Records for the task:
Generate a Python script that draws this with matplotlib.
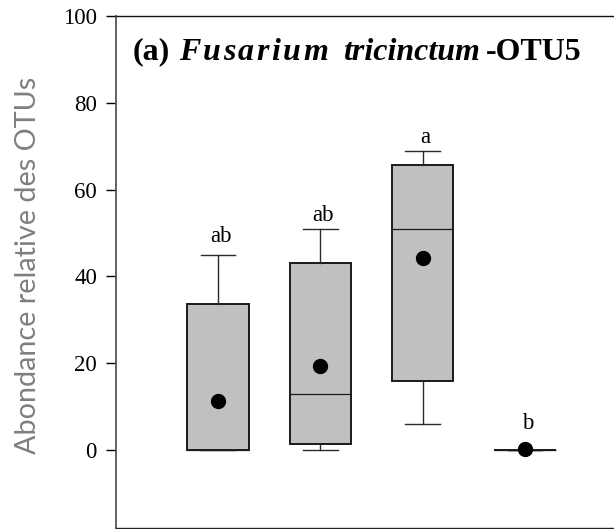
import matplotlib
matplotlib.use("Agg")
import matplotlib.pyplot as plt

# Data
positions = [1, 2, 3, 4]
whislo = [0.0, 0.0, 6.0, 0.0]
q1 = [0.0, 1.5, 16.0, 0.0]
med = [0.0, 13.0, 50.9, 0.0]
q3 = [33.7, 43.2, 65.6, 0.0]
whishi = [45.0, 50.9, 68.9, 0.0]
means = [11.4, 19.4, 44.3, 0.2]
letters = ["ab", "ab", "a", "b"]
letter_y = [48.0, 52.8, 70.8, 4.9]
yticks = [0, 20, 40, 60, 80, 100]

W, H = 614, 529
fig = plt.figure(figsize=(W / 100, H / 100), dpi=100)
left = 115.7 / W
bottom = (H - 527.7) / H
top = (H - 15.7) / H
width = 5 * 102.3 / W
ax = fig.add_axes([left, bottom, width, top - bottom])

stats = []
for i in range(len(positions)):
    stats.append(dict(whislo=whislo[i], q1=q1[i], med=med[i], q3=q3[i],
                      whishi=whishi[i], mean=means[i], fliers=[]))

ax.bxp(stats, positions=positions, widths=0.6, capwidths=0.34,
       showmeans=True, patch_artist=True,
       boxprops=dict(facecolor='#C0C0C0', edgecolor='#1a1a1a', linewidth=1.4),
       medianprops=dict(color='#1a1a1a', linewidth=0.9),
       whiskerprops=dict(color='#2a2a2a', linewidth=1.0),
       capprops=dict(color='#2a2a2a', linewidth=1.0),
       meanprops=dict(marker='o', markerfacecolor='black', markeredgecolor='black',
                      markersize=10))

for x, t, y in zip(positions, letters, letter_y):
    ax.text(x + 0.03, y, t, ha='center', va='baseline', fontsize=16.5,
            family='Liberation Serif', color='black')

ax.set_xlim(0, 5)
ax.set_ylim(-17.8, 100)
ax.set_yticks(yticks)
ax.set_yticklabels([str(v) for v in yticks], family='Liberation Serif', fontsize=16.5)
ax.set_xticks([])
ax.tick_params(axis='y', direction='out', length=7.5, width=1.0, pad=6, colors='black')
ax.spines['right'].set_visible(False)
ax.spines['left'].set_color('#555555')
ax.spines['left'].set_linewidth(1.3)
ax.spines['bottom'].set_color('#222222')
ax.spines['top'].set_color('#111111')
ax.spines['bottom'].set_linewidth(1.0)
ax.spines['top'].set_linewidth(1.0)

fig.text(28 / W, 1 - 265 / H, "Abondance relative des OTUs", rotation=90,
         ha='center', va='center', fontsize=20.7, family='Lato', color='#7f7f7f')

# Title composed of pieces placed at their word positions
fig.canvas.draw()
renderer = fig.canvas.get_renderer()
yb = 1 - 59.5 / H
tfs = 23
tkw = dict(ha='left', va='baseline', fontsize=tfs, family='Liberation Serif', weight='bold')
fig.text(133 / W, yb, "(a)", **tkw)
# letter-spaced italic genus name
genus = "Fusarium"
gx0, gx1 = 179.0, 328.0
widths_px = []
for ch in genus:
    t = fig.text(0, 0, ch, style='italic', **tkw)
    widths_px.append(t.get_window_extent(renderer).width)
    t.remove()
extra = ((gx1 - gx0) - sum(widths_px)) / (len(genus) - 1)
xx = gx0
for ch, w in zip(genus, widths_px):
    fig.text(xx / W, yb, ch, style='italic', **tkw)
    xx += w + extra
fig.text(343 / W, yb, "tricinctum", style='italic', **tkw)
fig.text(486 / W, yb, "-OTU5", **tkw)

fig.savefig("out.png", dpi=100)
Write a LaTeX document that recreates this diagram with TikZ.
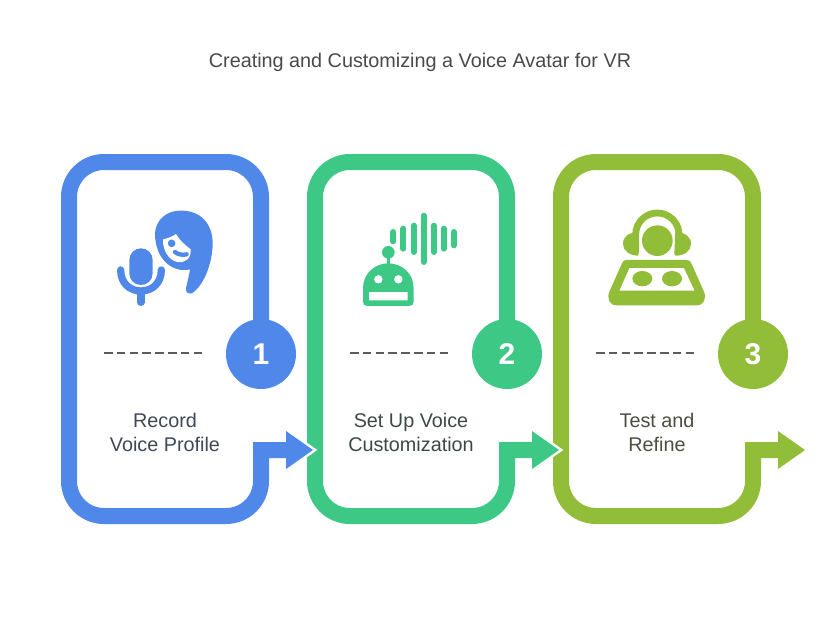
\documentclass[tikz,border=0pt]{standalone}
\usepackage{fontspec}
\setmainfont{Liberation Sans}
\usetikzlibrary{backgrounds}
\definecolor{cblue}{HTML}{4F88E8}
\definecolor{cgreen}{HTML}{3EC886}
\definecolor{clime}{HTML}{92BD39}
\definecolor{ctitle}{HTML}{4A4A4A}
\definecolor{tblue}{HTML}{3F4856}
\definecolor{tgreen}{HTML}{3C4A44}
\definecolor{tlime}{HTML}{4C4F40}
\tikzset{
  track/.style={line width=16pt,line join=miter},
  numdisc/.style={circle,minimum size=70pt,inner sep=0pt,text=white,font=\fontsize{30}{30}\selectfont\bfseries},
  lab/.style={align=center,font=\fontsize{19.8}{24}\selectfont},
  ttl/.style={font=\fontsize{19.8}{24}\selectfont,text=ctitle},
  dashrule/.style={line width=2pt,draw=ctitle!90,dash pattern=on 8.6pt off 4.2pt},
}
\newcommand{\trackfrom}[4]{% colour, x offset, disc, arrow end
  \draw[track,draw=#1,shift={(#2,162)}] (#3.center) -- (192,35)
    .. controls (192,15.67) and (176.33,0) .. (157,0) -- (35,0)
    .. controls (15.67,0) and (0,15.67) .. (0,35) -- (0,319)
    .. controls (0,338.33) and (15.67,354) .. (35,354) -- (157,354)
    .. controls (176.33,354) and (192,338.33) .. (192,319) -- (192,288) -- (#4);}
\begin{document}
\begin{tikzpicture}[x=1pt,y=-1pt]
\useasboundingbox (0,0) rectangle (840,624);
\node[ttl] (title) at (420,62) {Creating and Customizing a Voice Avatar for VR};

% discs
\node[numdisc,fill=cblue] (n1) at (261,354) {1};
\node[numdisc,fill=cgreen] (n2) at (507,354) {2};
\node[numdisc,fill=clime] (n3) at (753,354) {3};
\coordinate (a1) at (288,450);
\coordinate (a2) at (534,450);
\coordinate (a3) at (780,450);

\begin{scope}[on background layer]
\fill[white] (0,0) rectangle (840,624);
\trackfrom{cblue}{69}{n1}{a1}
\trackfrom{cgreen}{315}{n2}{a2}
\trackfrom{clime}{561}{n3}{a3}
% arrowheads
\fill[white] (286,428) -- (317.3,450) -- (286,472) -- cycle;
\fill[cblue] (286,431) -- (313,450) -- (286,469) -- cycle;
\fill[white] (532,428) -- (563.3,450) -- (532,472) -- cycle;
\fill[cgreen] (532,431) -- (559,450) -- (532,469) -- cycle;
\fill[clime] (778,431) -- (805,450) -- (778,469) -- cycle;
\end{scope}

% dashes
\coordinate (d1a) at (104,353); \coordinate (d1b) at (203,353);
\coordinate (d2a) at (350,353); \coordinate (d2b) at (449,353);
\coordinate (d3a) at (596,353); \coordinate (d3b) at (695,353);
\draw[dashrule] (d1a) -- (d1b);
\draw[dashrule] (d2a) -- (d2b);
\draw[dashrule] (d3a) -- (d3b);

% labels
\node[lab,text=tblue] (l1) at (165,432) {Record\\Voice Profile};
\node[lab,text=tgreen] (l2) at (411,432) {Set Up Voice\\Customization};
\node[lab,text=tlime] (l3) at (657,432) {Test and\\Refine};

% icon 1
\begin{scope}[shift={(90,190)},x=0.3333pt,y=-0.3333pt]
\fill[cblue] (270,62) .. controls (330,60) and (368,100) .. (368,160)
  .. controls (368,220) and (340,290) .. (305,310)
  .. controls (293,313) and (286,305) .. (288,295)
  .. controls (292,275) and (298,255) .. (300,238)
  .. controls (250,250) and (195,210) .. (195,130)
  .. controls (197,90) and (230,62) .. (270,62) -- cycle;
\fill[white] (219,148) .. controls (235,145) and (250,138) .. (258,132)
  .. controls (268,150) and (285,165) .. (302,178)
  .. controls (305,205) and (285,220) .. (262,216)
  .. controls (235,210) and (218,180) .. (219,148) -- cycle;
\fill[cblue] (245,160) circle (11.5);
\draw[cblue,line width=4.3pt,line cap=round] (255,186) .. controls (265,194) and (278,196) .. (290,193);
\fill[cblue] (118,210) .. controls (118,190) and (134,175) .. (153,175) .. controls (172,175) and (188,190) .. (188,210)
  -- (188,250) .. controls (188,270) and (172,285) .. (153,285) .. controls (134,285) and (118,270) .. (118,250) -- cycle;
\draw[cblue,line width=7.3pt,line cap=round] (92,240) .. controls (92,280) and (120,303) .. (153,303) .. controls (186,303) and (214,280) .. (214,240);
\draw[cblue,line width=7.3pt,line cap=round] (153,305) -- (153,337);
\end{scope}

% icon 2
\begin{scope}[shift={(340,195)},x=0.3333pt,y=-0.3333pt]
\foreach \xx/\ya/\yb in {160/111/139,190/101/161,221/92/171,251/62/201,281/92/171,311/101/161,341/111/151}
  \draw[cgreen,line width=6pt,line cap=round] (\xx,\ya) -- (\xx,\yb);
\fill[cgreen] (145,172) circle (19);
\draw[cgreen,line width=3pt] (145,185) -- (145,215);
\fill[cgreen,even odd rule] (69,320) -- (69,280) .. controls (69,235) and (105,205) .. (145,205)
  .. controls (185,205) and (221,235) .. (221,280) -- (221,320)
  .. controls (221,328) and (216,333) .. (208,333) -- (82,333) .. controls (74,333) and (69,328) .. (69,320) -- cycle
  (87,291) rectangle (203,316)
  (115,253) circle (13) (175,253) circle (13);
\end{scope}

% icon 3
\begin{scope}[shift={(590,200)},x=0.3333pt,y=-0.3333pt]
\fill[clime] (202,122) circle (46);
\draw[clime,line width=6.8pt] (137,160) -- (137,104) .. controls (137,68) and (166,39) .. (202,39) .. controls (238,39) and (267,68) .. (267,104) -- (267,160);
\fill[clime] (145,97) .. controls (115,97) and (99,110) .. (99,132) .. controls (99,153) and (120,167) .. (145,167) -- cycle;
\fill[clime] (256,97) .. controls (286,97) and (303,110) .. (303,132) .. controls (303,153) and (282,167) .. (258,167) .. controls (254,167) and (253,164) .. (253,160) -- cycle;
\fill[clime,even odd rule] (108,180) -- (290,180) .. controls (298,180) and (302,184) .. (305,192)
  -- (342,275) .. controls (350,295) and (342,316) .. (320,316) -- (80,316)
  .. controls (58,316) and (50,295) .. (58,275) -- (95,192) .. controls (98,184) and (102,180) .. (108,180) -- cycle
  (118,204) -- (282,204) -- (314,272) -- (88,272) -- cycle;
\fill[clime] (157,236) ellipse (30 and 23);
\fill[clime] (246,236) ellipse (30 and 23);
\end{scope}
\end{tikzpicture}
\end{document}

Given exercise: Return the lines exactly as they stand, from the start of the entries through the line holding "import matplotlib.pyplot as plt"; omit the pictures.

Full output:
Generate a Python script that draws this with matplotlib.
import matplotlib
matplotlib.use("Agg")
import matplotlib.pyplot as plt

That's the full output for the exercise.